Vessel Tracking: Making Sense of Large Amounts of Data
By Rory Meyer, CSIR
Here in the Integrated Vessel Tracking research group we have a problem. We have too much data. Our goal is to display real time data for ocean vessels around South Africa but we receive data for about a third of the world’s oceans. What we would like to do is use this glut of data to derive some kind of meaningful information that would allow operators to quickly determine whether a ship is acting strangely or not.
One simple method we be to add another layer of information to our vessel tracking map; a historical heatmap. Sounds pretty simple and useful, doesn’t it. Just take all the messages and run a heatmap function on it. Well, that’s a little tough for us; we receive about 8 million vessel position a day. And that doesn’t even consider the problems of message collisions (not receiving data because there are too many ships), interpolation (ships obviously exist in the places between consecutive messages) and separating by class of vessels.

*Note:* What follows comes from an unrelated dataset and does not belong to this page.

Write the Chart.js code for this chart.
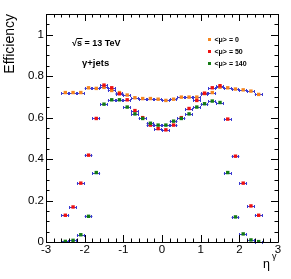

Fishing, cargo and tanker vessels form the bulk of vessel traffic in the deep ocean but they have different behaviours. Cargo and tanker vessels travel in straight lines generally limited to shipping lanes between ports and travel to ports that are equipped to handle their cargo. Fishing vessels travel to fishing zones and then move around in different ways depending on the fishing gear used. These behaviours can be characterised using the locations, speed and bearings described by the messages received from these vessels.
Building heatmaps of vessel behaviour involved several complex queries to the geospatial database that would first calculate the time between concurrent messages for every message in the database, order them by vessel, calculate which spatial bin they would fall into and then calculate the total amount of seconds each vessel class spent time in each spatial bin. It takes around an hour for a month’s worth of data (Thanks PostgreSQL!).
Heatmaps can also be generated to show the density of specific classes (see Figure 1), the average speed of vessels in an area, the dominant country for vessels in an area or the average amount of time between messages for each vessel (giving an indication of reception strength).
Having these heatmaps stored in the database makes it very easy to compare historical data with new messages. Want to see if the speed, position and bearing of that fishing vessel is normal for this time of the year? Figure 2 shows fishing activity during August 2018. Give me a few milliseconds because all that info is already in the database.